Give again only the lines running from the one with "Rebuild this chart" through the one with "0.08, 0.06, 0.04, 0.02, 0.04, 0.02]", inclusive. Omit every picture.
---------- Given entries
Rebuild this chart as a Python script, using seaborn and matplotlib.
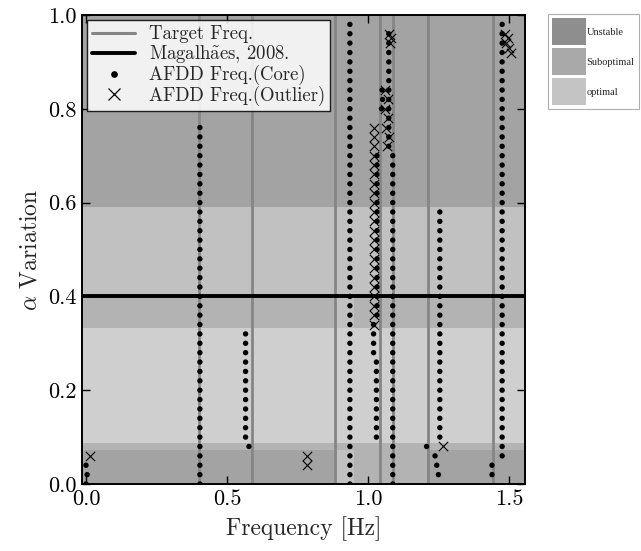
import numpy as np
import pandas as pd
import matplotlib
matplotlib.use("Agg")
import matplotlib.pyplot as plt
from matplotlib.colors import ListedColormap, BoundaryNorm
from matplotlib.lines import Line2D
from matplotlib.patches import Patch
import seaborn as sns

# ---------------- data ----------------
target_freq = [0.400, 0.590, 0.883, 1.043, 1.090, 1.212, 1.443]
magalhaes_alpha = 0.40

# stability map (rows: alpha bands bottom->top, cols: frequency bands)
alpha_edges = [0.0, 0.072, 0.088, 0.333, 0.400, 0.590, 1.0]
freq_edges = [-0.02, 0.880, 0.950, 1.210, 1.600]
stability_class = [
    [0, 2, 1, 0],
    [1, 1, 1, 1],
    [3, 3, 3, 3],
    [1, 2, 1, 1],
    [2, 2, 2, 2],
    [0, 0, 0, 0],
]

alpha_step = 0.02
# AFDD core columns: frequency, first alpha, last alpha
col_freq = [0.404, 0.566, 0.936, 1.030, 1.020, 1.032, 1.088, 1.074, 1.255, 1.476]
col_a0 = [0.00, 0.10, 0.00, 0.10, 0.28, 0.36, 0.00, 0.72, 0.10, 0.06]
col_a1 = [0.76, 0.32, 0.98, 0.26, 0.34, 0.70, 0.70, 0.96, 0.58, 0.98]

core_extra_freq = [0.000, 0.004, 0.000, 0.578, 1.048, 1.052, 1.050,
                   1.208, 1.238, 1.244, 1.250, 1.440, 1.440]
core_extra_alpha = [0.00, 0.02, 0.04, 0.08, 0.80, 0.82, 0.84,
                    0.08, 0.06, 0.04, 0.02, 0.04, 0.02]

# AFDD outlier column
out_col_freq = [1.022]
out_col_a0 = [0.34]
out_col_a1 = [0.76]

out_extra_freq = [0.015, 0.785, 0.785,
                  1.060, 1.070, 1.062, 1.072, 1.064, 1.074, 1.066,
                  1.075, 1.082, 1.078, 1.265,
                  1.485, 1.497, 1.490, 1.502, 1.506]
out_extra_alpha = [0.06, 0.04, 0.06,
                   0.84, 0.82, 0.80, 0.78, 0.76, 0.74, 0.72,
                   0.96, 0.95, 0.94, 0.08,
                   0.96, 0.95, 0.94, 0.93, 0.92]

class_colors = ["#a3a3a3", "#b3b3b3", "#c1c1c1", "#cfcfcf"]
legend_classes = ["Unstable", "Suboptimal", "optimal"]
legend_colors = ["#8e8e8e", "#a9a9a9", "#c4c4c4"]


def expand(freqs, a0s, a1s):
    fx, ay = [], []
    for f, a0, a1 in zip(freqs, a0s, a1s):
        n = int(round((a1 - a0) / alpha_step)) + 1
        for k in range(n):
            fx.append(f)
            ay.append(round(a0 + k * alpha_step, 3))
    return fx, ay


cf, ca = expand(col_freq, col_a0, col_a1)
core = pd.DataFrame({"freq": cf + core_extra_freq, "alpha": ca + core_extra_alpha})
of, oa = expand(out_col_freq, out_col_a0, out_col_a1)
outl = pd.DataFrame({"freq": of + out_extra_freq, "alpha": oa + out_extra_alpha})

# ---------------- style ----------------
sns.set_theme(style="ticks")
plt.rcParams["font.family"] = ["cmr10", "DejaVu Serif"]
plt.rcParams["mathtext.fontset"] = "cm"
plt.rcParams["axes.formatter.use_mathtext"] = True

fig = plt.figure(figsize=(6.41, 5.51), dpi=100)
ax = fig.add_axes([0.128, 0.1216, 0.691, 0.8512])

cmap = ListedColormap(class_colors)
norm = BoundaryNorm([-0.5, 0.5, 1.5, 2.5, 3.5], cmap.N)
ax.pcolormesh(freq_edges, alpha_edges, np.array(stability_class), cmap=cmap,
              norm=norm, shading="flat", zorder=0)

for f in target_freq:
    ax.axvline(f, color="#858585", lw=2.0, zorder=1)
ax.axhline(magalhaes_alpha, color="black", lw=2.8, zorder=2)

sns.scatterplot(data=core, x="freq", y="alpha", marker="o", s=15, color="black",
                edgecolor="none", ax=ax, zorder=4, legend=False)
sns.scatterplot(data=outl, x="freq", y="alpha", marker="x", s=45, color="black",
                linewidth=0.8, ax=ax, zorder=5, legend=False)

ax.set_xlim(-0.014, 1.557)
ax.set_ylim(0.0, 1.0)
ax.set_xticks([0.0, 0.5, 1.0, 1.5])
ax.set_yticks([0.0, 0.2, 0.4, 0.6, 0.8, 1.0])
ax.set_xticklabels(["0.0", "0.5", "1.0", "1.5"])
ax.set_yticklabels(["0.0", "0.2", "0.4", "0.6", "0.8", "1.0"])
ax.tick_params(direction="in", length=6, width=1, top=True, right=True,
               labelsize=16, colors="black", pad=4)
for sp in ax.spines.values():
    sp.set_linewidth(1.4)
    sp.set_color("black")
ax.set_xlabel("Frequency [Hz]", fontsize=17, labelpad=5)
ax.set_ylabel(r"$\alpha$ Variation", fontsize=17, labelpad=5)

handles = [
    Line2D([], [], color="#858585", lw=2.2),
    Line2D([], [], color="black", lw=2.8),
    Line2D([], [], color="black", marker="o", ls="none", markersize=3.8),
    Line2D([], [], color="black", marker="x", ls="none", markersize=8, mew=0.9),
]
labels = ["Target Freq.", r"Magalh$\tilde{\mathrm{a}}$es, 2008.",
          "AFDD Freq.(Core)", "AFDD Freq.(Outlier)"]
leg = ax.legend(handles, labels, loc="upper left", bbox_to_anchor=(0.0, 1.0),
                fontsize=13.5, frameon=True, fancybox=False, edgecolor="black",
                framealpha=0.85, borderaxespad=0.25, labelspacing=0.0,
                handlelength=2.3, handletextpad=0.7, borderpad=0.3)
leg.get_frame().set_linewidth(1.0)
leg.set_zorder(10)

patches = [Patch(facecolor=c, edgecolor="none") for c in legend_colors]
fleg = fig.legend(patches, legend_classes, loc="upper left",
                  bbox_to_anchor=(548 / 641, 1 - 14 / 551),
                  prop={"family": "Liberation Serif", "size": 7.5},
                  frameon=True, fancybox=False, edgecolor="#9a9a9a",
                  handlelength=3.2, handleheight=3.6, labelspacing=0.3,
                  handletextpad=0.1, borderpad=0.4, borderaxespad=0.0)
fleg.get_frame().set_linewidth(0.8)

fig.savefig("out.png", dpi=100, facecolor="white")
--------------------
---------- Given entries
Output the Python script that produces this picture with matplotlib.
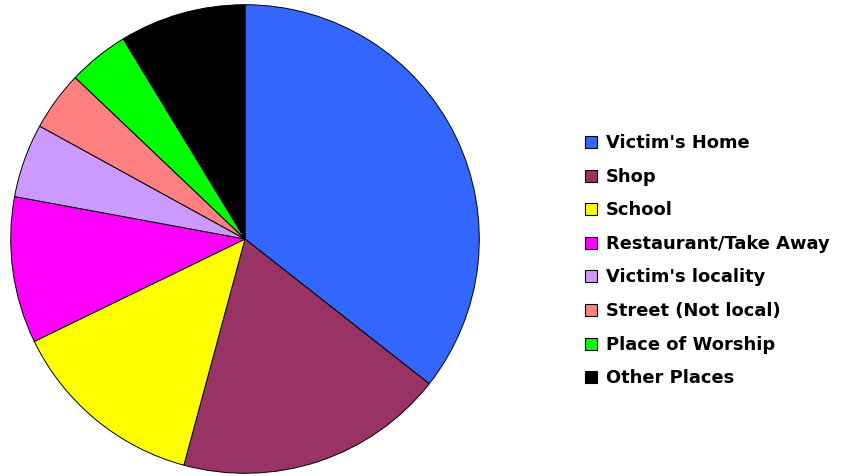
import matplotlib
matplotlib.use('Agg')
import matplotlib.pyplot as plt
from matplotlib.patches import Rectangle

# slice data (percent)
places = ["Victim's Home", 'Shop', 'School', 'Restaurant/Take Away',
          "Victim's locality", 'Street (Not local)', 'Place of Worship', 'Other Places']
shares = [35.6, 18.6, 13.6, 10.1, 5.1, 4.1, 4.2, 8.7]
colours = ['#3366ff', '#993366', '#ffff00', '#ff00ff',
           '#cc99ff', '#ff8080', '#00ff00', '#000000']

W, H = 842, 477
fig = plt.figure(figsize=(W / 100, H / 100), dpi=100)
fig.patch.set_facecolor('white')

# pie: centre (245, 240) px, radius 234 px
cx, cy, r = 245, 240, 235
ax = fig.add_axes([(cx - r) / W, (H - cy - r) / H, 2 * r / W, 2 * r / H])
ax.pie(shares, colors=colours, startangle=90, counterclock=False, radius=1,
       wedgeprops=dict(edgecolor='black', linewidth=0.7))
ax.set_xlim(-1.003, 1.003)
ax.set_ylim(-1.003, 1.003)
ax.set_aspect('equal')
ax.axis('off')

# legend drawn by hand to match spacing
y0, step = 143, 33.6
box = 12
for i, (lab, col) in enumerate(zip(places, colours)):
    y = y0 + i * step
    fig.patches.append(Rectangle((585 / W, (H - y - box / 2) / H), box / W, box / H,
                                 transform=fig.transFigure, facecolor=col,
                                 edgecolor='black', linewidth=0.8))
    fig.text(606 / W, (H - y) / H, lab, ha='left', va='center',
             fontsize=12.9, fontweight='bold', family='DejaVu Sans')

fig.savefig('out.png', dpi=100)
--------------------
◆ Result of the task
Rebuild this chart as a Python script, using seaborn and matplotlib.
import numpy as np
import pandas as pd
import matplotlib
matplotlib.use("Agg")
import matplotlib.pyplot as plt
from matplotlib.colors import ListedColormap, BoundaryNorm
from matplotlib.lines import Line2D
from matplotlib.patches import Patch
import seaborn as sns

# ---------------- data ----------------
target_freq = [0.400, 0.590, 0.883, 1.043, 1.090, 1.212, 1.443]
magalhaes_alpha = 0.40

# stability map (rows: alpha bands bottom->top, cols: frequency bands)
alpha_edges = [0.0, 0.072, 0.088, 0.333, 0.400, 0.590, 1.0]
freq_edges = [-0.02, 0.880, 0.950, 1.210, 1.600]
stability_class = [
    [0, 2, 1, 0],
    [1, 1, 1, 1],
    [3, 3, 3, 3],
    [1, 2, 1, 1],
    [2, 2, 2, 2],
    [0, 0, 0, 0],
]

alpha_step = 0.02
# AFDD core columns: frequency, first alpha, last alpha
col_freq = [0.404, 0.566, 0.936, 1.030, 1.020, 1.032, 1.088, 1.074, 1.255, 1.476]
col_a0 = [0.00, 0.10, 0.00, 0.10, 0.28, 0.36, 0.00, 0.72, 0.10, 0.06]
col_a1 = [0.76, 0.32, 0.98, 0.26, 0.34, 0.70, 0.70, 0.96, 0.58, 0.98]

core_extra_freq = [0.000, 0.004, 0.000, 0.578, 1.048, 1.052, 1.050,
                   1.208, 1.238, 1.244, 1.250, 1.440, 1.440]
core_extra_alpha = [0.00, 0.02, 0.04, 0.08, 0.80, 0.82, 0.84,
                    0.08, 0.06, 0.04, 0.02, 0.04, 0.02]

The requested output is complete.